In an April 14 letter to Interior Secretary Deb Haaland, the Montana Wild Bison Restoration Coalition responded to Department of Interior Order 3410, the Bison Conservation Initiative of 2023. The letter noted perceived deficiencies in the Initiative and suggested a path forward that would “clearly recognize and commit to dealing with the most serious bison conservation issue south of Canada; and commit to providing equal and legally mandated access to wild public-trust bison on federal lands.”
The Coalition noted that gradual but persistent domestication is “the most serious threat to plains bison in the USA”; but is essentially neglected in Order 3410. Without defining “wild bison”, 3410 asserts there are 15,000 “wild” bison in the country, misleading the American public. The genetics of most of these 15,000 bison in “conservation herds” are being domesticated with small herds and artificial management in less-than-wild environments.

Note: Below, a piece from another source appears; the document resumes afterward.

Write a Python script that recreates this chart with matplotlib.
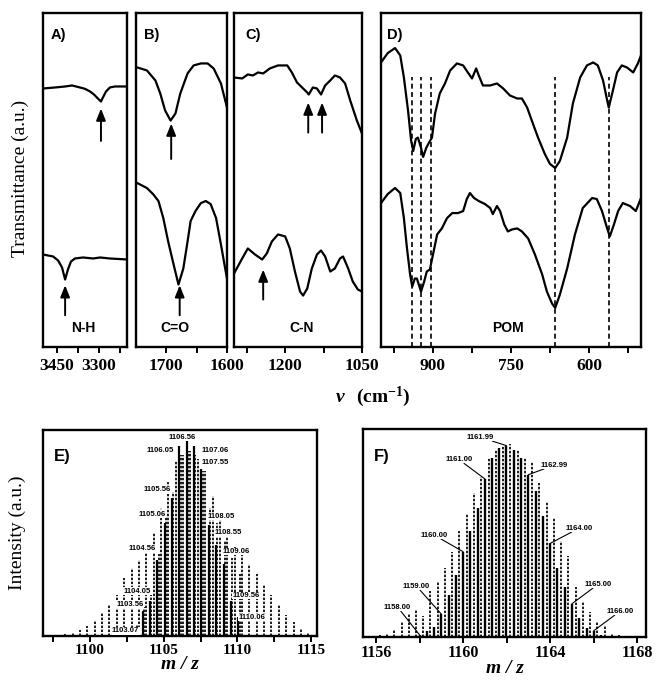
import matplotlib
matplotlib.use('Agg')
import matplotlib.pyplot as plt

plt.rcParams['mathtext.fontset'] = 'custom'
plt.rcParams['mathtext.rm'] = 'Liberation Serif:bold'
plt.rcParams['mathtext.it'] = 'Liberation Serif:italic:bold'

SERIF = 'Liberation Serif'
SANS = 'Liberation Sans'

# ---------------- IR spectra (wavenumber, transmittance a.u.) ----------------
a_wn_top = [3500, 3457, 3421, 3396, 3368, 3350, 3332, 3318, 3304, 3293, 3286, 3275, 3261, 3243, 3200]
a_t_top = [77.4, 77.7, 78.0, 78.3, 77.7, 77.3, 76.5, 75.6, 74.4, 73.5, 74.7, 76.5, 77.7, 78.0, 78.0]
a_wn_bot = [3500, 3464, 3446, 3432, 3421, 3411, 3400, 3386, 3357, 3321, 3296, 3261, 3200]
a_t_bot = [27.7, 27.1, 25.9, 23.8, 20.2, 23.2, 25.6, 26.5, 26.8, 26.5, 26.8, 26.5, 26.2]

b_wn_top = [1748, 1732, 1718, 1710, 1702, 1693, 1685, 1677, 1665, 1655, 1643, 1632, 1622, 1610, 1600]
b_t_top = [83.7, 82.8, 79.8, 75.9, 70.8, 67.8, 69.9, 75.9, 81.9, 84.3, 84.9, 84.9, 83.4, 78.9, 71.7]
b_wn_bot = [1748, 1732, 1722, 1713, 1705, 1697, 1688, 1680, 1672, 1665, 1660, 1652, 1643, 1635,
            1627, 1618, 1610, 1603, 1600]
b_t_bot = [49.1, 47.6, 45.8, 43.7, 38.6, 31.6, 24.7, 18.7, 23.5, 31.6, 37.7, 40.7, 43.1, 43.7,
           42.8, 38.6, 30.7, 23.5, 20.5]

c_wn_top = [1300, 1284, 1273, 1263, 1253, 1243, 1230, 1214, 1196, 1187, 1177, 1167, 1157, 1154,
            1146, 1138, 1130, 1122, 1112, 1103, 1093, 1083, 1073, 1060, 1050]
c_t_top = [80.7, 80.4, 81.6, 81.3, 82.2, 81.9, 83.4, 84.3, 84.3, 82.2, 79.2, 77.7, 76.2, 75.6,
           77.7, 77.4, 75.6, 78.3, 79.8, 81.3, 80.7, 78.9, 73.8, 67.8, 63.9]
c_wn_bot = [1300, 1284, 1273, 1259, 1245, 1236, 1226, 1214, 1200, 1191, 1181, 1171, 1165, 1157,
            1148, 1138, 1130, 1122, 1112, 1103, 1093, 1087, 1077, 1068, 1058, 1050]
c_t_bot = [22.0, 26.5, 29.5, 27.7, 26.2, 28.0, 31.6, 33.7, 33.1, 29.5, 22.6, 16.6, 15.4, 17.5,
           23.5, 27.7, 28.9, 27.1, 22.6, 23.5, 26.5, 27.1, 23.5, 19.6, 17.2, 16.6]

d_wn_top = [1000, 987, 973, 963, 956, 948, 942, 938, 933, 929, 923, 919, 913, 908, 902, 896, 887,
            877, 867, 854, 842, 833, 825, 817, 812, 804, 790, 777, 765, 752, 738, 729, 719, 710,
            698, 685, 675, 665, 656, 642, 631, 617, 604, 592, 583, 573, 565, 562, 554, 546, 537,
            527, 515, 506, 500]
d_t_top = [85.2, 88.0, 89.5, 87.3, 80.7, 70.8, 61.7, 58.7, 62.3, 62.7, 59.6, 56.9, 59.6, 61.1,
           62.7, 69.9, 75.9, 78.9, 82.8, 84.9, 84.3, 82.2, 80.4, 83.4, 81.3, 78.3, 78.3, 78.9,
           77.4, 75.3, 74.4, 74.4, 71.7, 67.8, 62.7, 57.8, 54.8, 53.6, 55.7, 62.7, 72.9, 80.7,
           84.3, 85.2, 84.3, 79.8, 73.8, 71.7, 76.8, 82.2, 84.3, 83.7, 82.2, 84.9, 87.3]
d_wn_bot = [1000, 987, 973, 963, 956, 950, 944, 940, 935, 931, 923, 917, 912, 906, 900, 892, 883,
            873, 863, 852, 842, 835, 829, 821, 812, 800, 790, 785, 777, 771, 763, 756, 748, 738,
            729, 717, 704, 690, 681, 671, 665, 656, 642, 627, 612, 594, 585, 575, 565, 560, 552,
            544, 535, 521, 510, 500]
d_t_bot = [43.1, 45.8, 47.6, 46.1, 38.6, 29.5, 21.7, 18.1, 20.5, 20.5, 16.6, 19.6, 22.6, 23.2,
           27.7, 33.7, 35.5, 38.6, 40.1, 40.1, 40.7, 44.3, 46.1, 44.6, 43.7, 42.8, 41.6, 39.8,
           42.2, 40.7, 36.7, 34.6, 35.2, 35.5, 34.6, 32.5, 27.7, 21.7, 16.6, 13.0, 11.7, 15.7,
           23.5, 33.7, 41.6, 44.6, 44.3, 40.7, 35.5, 33.1, 36.7, 40.7, 43.1, 42.2, 40.7, 44.6]
d_band_wn = [941, 923, 904, 665, 562]

# arrows: (wavenumber, tail, tip)
a_arrows = [(3293, 61.7, 71.4), (3421, 9.5, 18.5)]
b_arrows = [(1692, 56.3, 66.9), (1678, 9.5, 18.5)]
c_arrows = [(1155, 64.2, 73.2), (1128, 64.2, 73.2), (1243, 14.2, 23.2)]

# ---------------- ESI-MS (m/z, intensity %) ----------------
e_solid_mz = [1103.07, 1103.56, 1104.05, 1104.56, 1105.06, 1105.56, 1106.05, 1106.56, 1107.06,
              1107.55, 1108.05, 1108.55, 1109.06, 1109.56, 1110.06]
e_solid_int = [4.5, 12, 17, 37, 55, 67, 92, 95, 92, 81, 54, 44, 35, 17, 9]
e_dash_mz = [1097.81, 1098.31, 1098.81, 1099.31, 1099.81, 1100.31, 1100.81, 1101.31, 1101.81,
             1102.31, 1102.81, 1103.31, 1103.81, 1104.31, 1104.81, 1105.31, 1105.81, 1106.31,
             1106.81, 1107.31, 1107.81, 1108.31, 1108.81, 1109.31, 1109.81, 1110.31, 1110.81,
             1111.31, 1111.81, 1112.31, 1112.81, 1113.31, 1113.81, 1114.31, 1114.81]
e_dash_int = [0.5, 1, 1.5, 3, 5, 8, 11, 15, 20, 28, 33, 37, 42, 50, 62, 75, 85, 88, 90, 86, 80,
              68, 58, 50, 43, 40, 35, 30, 25, 20, 15, 10, 7, 4, 1.5]
e_near_mz = [1103.16, 1103.65, 1104.14, 1104.65, 1105.15, 1105.65, 1106.14, 1106.65, 1107.15,
             1107.64, 1108.14, 1108.64, 1109.15, 1109.65, 1110.15]
e_near_int = [6, 14, 20, 40, 58, 70, 88, 90, 88, 80, 62, 55, 46, 38, 30]

f_solid_mz = [1157.67, 1158.00, 1158.33, 1158.67, 1159.00, 1159.33, 1159.67, 1160.00, 1160.33,
              1160.67, 1161.00, 1161.33, 1161.67, 1161.99, 1162.33, 1162.67, 1162.99, 1163.33,
              1163.67, 1164.00, 1164.33, 1164.67, 1165.00, 1165.33, 1165.67, 1166.00, 1166.33,
              1166.67]
f_solid_int = [0.5, 1, 3, 5, 11, 20, 30, 41, 51, 62, 76, 86, 91, 92, 90, 86, 78, 70, 58, 45, 33,
               24, 16, 9, 4.5, 3, 1, 0.5]
f_dash_mz = [1155.83, 1156.17, 1156.50, 1156.83, 1157.17, 1157.50, 1157.83, 1158.17, 1158.50,
             1158.83, 1159.17, 1159.50, 1159.83, 1160.17, 1160.50, 1160.83, 1161.17, 1161.50,
             1161.83, 1162.17, 1162.50, 1162.83, 1163.17, 1163.50, 1163.83, 1164.17, 1164.50,
             1164.83, 1165.17, 1165.50, 1165.83, 1166.17, 1166.50, 1166.83, 1167.17]
f_dash_int = [0.5, 1, 1.5, 4, 7, 11, 13.5, 10, 22, 27, 33, 41, 51, 59, 69, 77, 86, 90, 92, 93, 90,
              86, 84, 74, 65, 57, 46, 39, 24, 17, 12, 7, 6, 2, 1]
f_label_mz = [1158.00, 1159.00, 1160.00, 1161.00, 1161.99, 1162.99, 1164.00, 1165.00, 1166.00]

fig = plt.figure(figsize=(6.58, 6.80), dpi=100)


def px_axes(x0, x1, y0, y1):
    return fig.add_axes([x0 / 658, 1 - y1 / 680, (x1 - x0) / 658, (y1 - y0) / 680])


def frame(ax, pad=2):
    for s in ax.spines.values():
        s.set_linewidth(1.7)
    ax.set_yticks([])
    ax.tick_params(axis='x', direction='out', length=4, width=1.4, pad=pad)


def ir_panel(ax, xlim, ticks, labels, curves, tag, band, band_x, arrows):
    for wn, t in curves:
        ax.plot(wn, t, color='k', lw=1.6, solid_joinstyle='round')
    for wn, y0, y1 in arrows:
        ax.annotate('', xy=(wn, y1), xytext=(wn, y0),
                    arrowprops=dict(arrowstyle='-|>,head_length=0.7,head_width=0.28',
                                    lw=1.4, color='k', shrinkA=0, shrinkB=0))
    ax.set_xlim(*xlim)
    ax.set_ylim(0, 100)
    frame(ax, pad=4)
    ax.set_xticks(ticks)
    ax.set_xticklabels(labels, fontfamily=SERIF, fontweight='bold', fontsize=12.5)
    ax.text(0.09, 0.935, tag, transform=ax.transAxes, fontfamily=SANS, fontweight='bold',
            fontsize=10.5, va='center')
    ax.text(band_x, 0.058, band, transform=ax.transAxes, fontfamily=SANS, fontweight='bold',
            fontsize=10, ha='center', va='center')


axA = px_axes(43, 127, 13, 347)
ir_panel(axA, (3500, 3200), [3450, 3375, 3300, 3225], ['3450', '', '3300', ''],
         [(a_wn_top, a_t_top), (a_wn_bot, a_t_bot)], 'A)', 'N-H', 0.48, a_arrows)
axB = px_axes(136, 227, 13, 347)
ir_panel(axB, (1750, 1600), [1700, 1650, 1600], ['1700', '', '1600'],
         [(b_wn_top, b_t_top), (b_wn_bot, b_t_bot)], 'B)', 'C=O', 0.43, b_arrows)
axC = px_axes(234, 362, 13, 347)
ir_panel(axC, (1300, 1050), [1275, 1200, 1125, 1050], ['', '1200', '', '1050'],
         [(c_wn_top, c_t_top), (c_wn_bot, c_t_bot)], 'C)', 'C-N', 0.53, c_arrows)
axD = px_axes(381, 641, 13, 347)
axD.vlines(d_band_wn, 0, 80.7, colors='k', linestyles=(0, (3, 2)), lw=1.2)
ir_panel(axD, (1000, 500), [975, 900, 825, 750, 675, 600, 525],
         ['', '900', '', '750', '', '600', ''],
         [(d_wn_top, d_t_top), (d_wn_bot, d_t_bot)], 'D)', 'POM', 0.49, [])
axD.texts[0].set_x(0.025)

fig.text(20 / 658, 1 - 178 / 680, 'Transmittance (a.u.)', rotation=90, fontfamily=SERIF,
         fontsize=14, ha='center', va='center')
fig.text(340 / 658, 1 - 397 / 680, 'ν', fontfamily=SERIF, fontweight='bold', style='italic',
         fontsize=14, ha='center', va='center')
fig.text(356 / 658, 1 - 397 / 680, '(cm$^{-1}$)', fontfamily=SERIF, fontweight='bold',
         fontsize=14, ha='left', va='center')


def ms_panel(ax, xlim, ticks, labels, tag, fs):
    ax.set_xlim(*xlim)
    ax.set_ylim(0, 100)
    frame(ax)
    ax.set_xticks(ticks)
    ax.set_xticklabels(labels, fontfamily=SERIF, fontweight='bold', fontsize=fs)
    ax.set_xlabel('m / z', fontfamily=SERIF, fontweight='bold', style='italic', fontsize=14,
                  labelpad=-1)
    ax.text(0.04, 0.87, tag, transform=ax.transAxes, fontfamily=SANS, fontweight='bold',
            fontsize=12, va='center')


dash = (0, (1.4, 0.9))
lab_kw = dict(fontfamily=SANS, fontweight='bold', fontsize=5.5, va='center', zorder=5,
              bbox=dict(fc='white', ec='none', pad=0.3))

axE = px_axes(43, 317, 430, 636)
axE.vlines(e_dash_mz, 0, e_dash_int, colors='k', linestyles=dash, lw=1.25)
axE.vlines(e_near_mz, 0, e_near_int, colors='k', linestyles=dash, lw=1.25)
axE.vlines(e_solid_mz, 0, e_solid_int, colors='k', lw=1.6)
ms_panel(axE, (1096.8, 1115.4), [1097.5, 1100, 1102.5, 1105, 1107.5, 1110, 1112.5, 1115],
         ['', '1100', '', '1105', '', '1110', '', '1115'], 'E)', 11)
# label offsets (points) from bar tops
e_off = [(-7, -3), (-9, 5), (-9, 7), (-11, 8), (-9, 6), (-11, 6), (-14, -3), (-3, 2),
         (15, -3), (10, 5), (9, 6), (9, 9), (9, 9), (11, 4), (10, 0)]
for m, h, (dx, dy) in zip(e_solid_mz, e_solid_int, e_off):
    axE.annotate('%.2f' % m, xy=(m, h), xytext=(dx, dy), textcoords='offset points',
                 ha='center', **lab_kw)

axF = px_axes(363, 646, 429, 637)
axF.vlines(f_dash_mz, 0, f_dash_int, colors='k', linestyles=dash, lw=1.25)
axF.vlines(f_solid_mz, 0, f_solid_int, colors='k', lw=1.7)
ms_panel(axF, (1155.4, 1168.4), [1156, 1158, 1160, 1162, 1164, 1166, 1168],
         ['1156', '', '1160', '', '1164', '', '1168'], 'F)', 11.5)
f_off = [(-6, 20), (-8, 20), (-11, 12), (-9, 14), (-9, 6), (9, 7), (11, 11), (9, 14), (9, 14)]
for m, (dx, dy) in zip(f_label_mz, f_off):
    h = f_solid_int[min(range(len(f_solid_mz)), key=lambda i: abs(f_solid_mz[i] - m))]
    axF.annotate('%.2f' % m, xy=(m, h), xytext=(dx, dy), textcoords='offset points',
                 ha='right' if dx < 0 else 'left',
                 arrowprops=dict(arrowstyle='-', lw=0.8, color='k', shrinkA=0, shrinkB=0),
                 **lab_kw)

fig.text(17 / 658, 1 - 533 / 680, 'Intensity (a.u.)', rotation=90, fontfamily=SERIF,
         fontsize=14, ha='center', va='center')

fig.savefig('out.png', dpi=100)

Order 3410 briefly mentions a need for consistency with unnamed federal laws. The Coalition asserts: “The people deserve a more complete review” of the legal mandates within the Park Service Organic Act and the Refuge System Improvement Act.
The overwhelming focus and stated priority of Order 3410 is to develop Tribal co-stewardship of bison on federal lands. There is no discussion of how this priority will complicate Refuge management, affect public access to bison, determine management goals and practices, or possibly conflict with existing laws that emphasize biotic diversity and integrity (wildness).
South of Canada, Tribes have well over 20,000 bison in about 65 herds on reservations. Tribes have received thousands of excess federal bison since at least the 1960s, and this process will continue.
In Contrast, the Department of Interior has about 15,000 bison in only 10 herds managed without existing co-management with a state or The Nature Conservancy. These are the only herds with clear, reliable, legal mandates to restore and maintain wildness of plains bison. Only 2 of these herds have at least 1,000 bison, the minimum number for avoiding serious genetic drift. Four herds are less than 100 bison. Additional large herds are critically needed.
As a path forward, the Coalition petitions the Department of Interior to:
Recognize the threat of domestication to conservation of wild plains bison.
Commit the 10 above public-trust bison herds under complete Department control, as a separate genetic metapopulation with priorities for restoring wildness of bison, benefiting all Americans.
Restore a large public-trust wild bison herd on the Charles M. Russell National Wildlife Refuge, the largest federal refuge within the historic range of plains bison; and commit this herd into the above metapopulation.